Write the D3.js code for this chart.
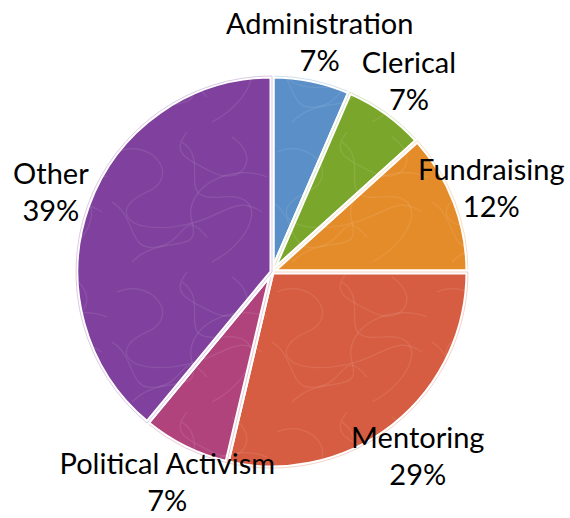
<!DOCTYPE html>
<html>
<head>
<meta charset="utf-8">
<script src="https://cdn.jsdelivr.net/npm/d3@7"></script>
<style>
  html, body { margin: 0; padding: 0; background: #fff; }
  svg { display: block; }
  text { font-family: Lato, "Open Sans", sans-serif; fill: #000; }
</style>
</head>
<body>
<svg id="chart" width="570" height="518"></svg>
<script>
// Volunteer time by activity (share of total, %)
const categories = ["Administration", "Clerical", "Fundraising", "Mentoring", "Political Activism", "Other"];
const shares = [6.5, 6.8, 11.7, 28.7, 7.3, 39.0];
const colors = ["#5a8fc7", "#7ba62c", "#e48c2a", "#d65d42", "#b0437b", "#7f419d"];

const width = 570, height = 518;
const cx = 272, cy = 272, R = 196;

const svg = d3.select("#chart");

// faint scribble texture laid over every slice
const defs = svg.append("defs");
const pat = defs.append("pattern")
  .attr("id", "scribble")
  .attr("patternUnits", "userSpaceOnUse")
  .attr("width", 160).attr("height", 140);
const scribbles = [
  "M5,20 C40,5 70,45 35,60 S10,100 60,95 S120,60 150,80",
  "M20,130 C50,100 90,125 80,90 S120,30 155,45",
  "M70,10 C100,30 60,70 110,65 S140,110 100,130",
  "M0,70 C25,85 15,120 45,115 S70,75 95,105",
  "M120,5 C150,25 130,55 100,40 S60,20 75,0"
];
pat.selectAll("path").data(scribbles).join("path")
  .attr("d", d => d)
  .attr("fill", "none")
  .attr("stroke", "#fff")
  .attr("stroke-opacity", 0.09)
  .attr("stroke-width", 1.2);

const g = svg.append("g").attr("transform", `translate(${cx},${cy})`);

const pie = d3.pie().value(d => d).sort(null);
const arcs = pie(shares);
const total = d3.sum(shares);

const arc = d3.arc().innerRadius(0).outerRadius(R);

const slices = g.selectAll("g.slice").data(arcs).join("g").attr("class", "slice");

slices.append("path")
  .attr("d", arc)
  .attr("fill", (d, i) => colors[i])
  .attr("stroke", "#fff")
  .attr("stroke-width", 5)
  .attr("stroke-linejoin", "round");

slices.append("path")
  .attr("d", arc)
  .attr("fill", "url(#scribble)");

slices.append("path")
  .attr("d", arc)
  .attr("fill", "none")
  .attr("stroke", (d, i) => d3.interpolateRgb(colors[i], "#fff")(0.72))
  .attr("stroke-width", 1);

// labels: category name over rounded percentage, block centred outside each slice
const labelR = R + 39, lineGap = 37, fontSize = 29;
const labels = g.selectAll("text.label").data(arcs).join("text")
  .attr("class", "label")
  .attr("text-anchor", "middle")
  .attr("font-size", fontSize)
  .attr("transform", d => {
    const a = (d.startAngle + d.endAngle) / 2;
    return `translate(${labelR * Math.sin(a)},${-labelR * Math.cos(a)})`;
  });

labels.append("tspan")
  .attr("x", 0).attr("y", -lineGap / 2 + fontSize * 0.36)
  .text((d, i) => categories[i]);
labels.append("tspan")
  .attr("x", 0).attr("y", lineGap / 2 + fontSize * 0.36)
  .text(d => Math.round(d.data / total * 100) + "%");
</script>
</body>
</html>
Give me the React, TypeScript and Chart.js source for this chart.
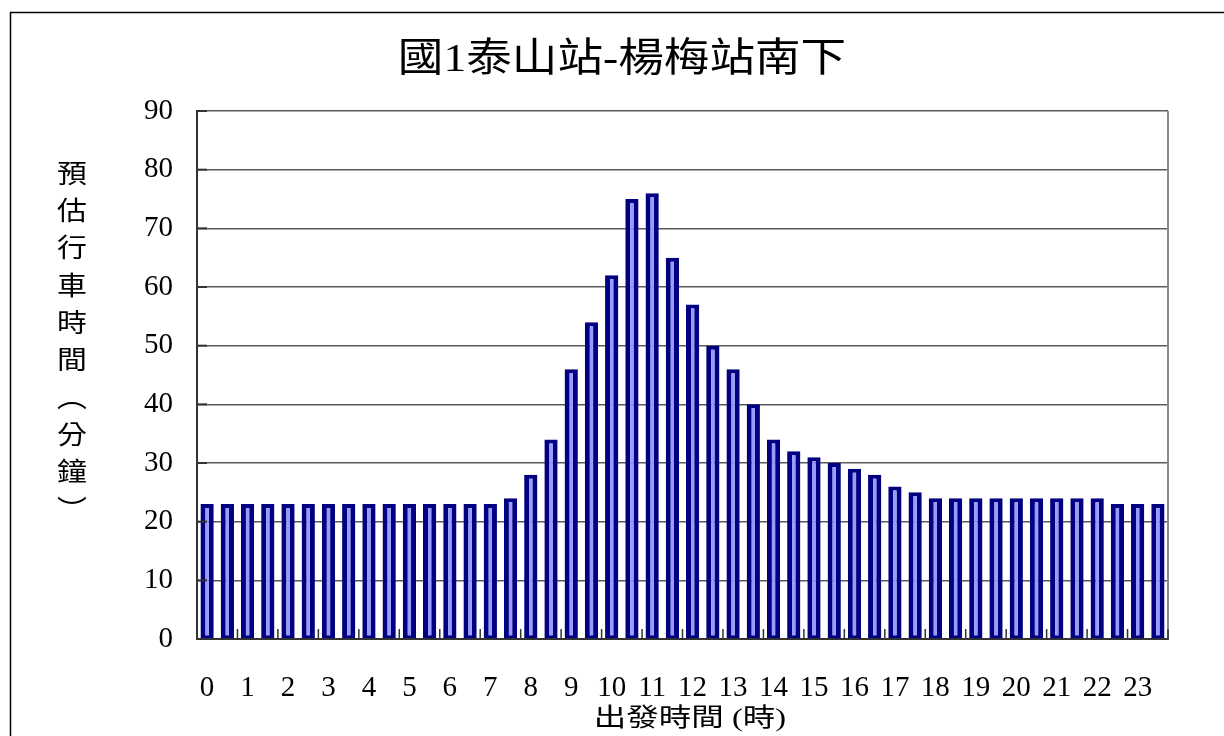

---------------

Exercise brief >> All records should be output exactly, with the pictures left out.

Answer for the task >>
Write the D3.js code for this chart.
<!DOCTYPE html>
<html>
<head>
<meta charset="utf-8">
<script src="https://cdn.jsdelivr.net/npm/d3@7"></script>
<style>
  html, body { margin: 0; padding: 0; background: #fff; }
  svg { display: block; }
  text { font-family: Lato, "Open Sans", sans-serif; fill: #000; }
</style>
</head>
<body>
<svg id="chart" width="570" height="518"></svg>
<script>
// Volunteer time by activity (share of total, %)
const categories = ["Administration", "Clerical", "Fundraising", "Mentoring", "Political Activism", "Other"];
const shares = [6.5, 6.8, 11.7, 28.7, 7.3, 39.0];
const colors = ["#5a8fc7", "#7ba62c", "#e48c2a", "#d65d42", "#b0437b", "#7f419d"];

const width = 570, height = 518;
const cx = 272, cy = 272, R = 196;

const svg = d3.select("#chart");

// faint scribble texture laid over every slice
const defs = svg.append("defs");
const pat = defs.append("pattern")
  .attr("id", "scribble")
  .attr("patternUnits", "userSpaceOnUse")
  .attr("width", 160).attr("height", 140);
const scribbles = [
  "M5,20 C40,5 70,45 35,60 S10,100 60,95 S120,60 150,80",
  "M20,130 C50,100 90,125 80,90 S120,30 155,45",
  "M70,10 C100,30 60,70 110,65 S140,110 100,130",
  "M0,70 C25,85 15,120 45,115 S70,75 95,105",
  "M120,5 C150,25 130,55 100,40 S60,20 75,0"
];
pat.selectAll("path").data(scribbles).join("path")
  .attr("d", d => d)
  .attr("fill", "none")
  .attr("stroke", "#fff")
  .attr("stroke-opacity", 0.09)
  .attr("stroke-width", 1.2);

const g = svg.append("g").attr("transform", `translate(${cx},${cy})`);

const pie = d3.pie().value(d => d).sort(null);
const arcs = pie(shares);
const total = d3.sum(shares);

const arc = d3.arc().innerRadius(0).outerRadius(R);

const slices = g.selectAll("g.slice").data(arcs).join("g").attr("class", "slice");

slices.append("path")
  .attr("d", arc)
  .attr("fill", (d, i) => colors[i])
  .attr("stroke", "#fff")
  .attr("stroke-width", 5)
  .attr("stroke-linejoin", "round");

slices.append("path")
  .attr("d", arc)
  .attr("fill", "url(#scribble)");

slices.append("path")
  .attr("d", arc)
  .attr("fill", "none")
  .attr("stroke", (d, i) => d3.interpolateRgb(colors[i], "#fff")(0.72))
  .attr("stroke-width", 1);

// labels: category name over rounded percentage, block centred outside each slice
const labelR = R + 39, lineGap = 37, fontSize = 29;
const labels = g.selectAll("text.label").data(arcs).join("text")
  .attr("class", "label")
  .attr("text-anchor", "middle")
  .attr("font-size", fontSize)
  .attr("transform", d => {
    const a = (d.startAngle + d.endAngle) / 2;
    return `translate(${labelR * Math.sin(a)},${-labelR * Math.cos(a)})`;
  });

labels.append("tspan")
  .attr("x", 0).attr("y", -lineGap / 2 + fontSize * 0.36)
  .text((d, i) => categories[i]);
labels.append("tspan")
  .attr("x", 0).attr("y", lineGap / 2 + fontSize * 0.36)
  .text(d => Math.round(d.data / total * 100) + "%");
</script>
</body>
</html>
Give me the React, TypeScript and Chart.js source for this chart.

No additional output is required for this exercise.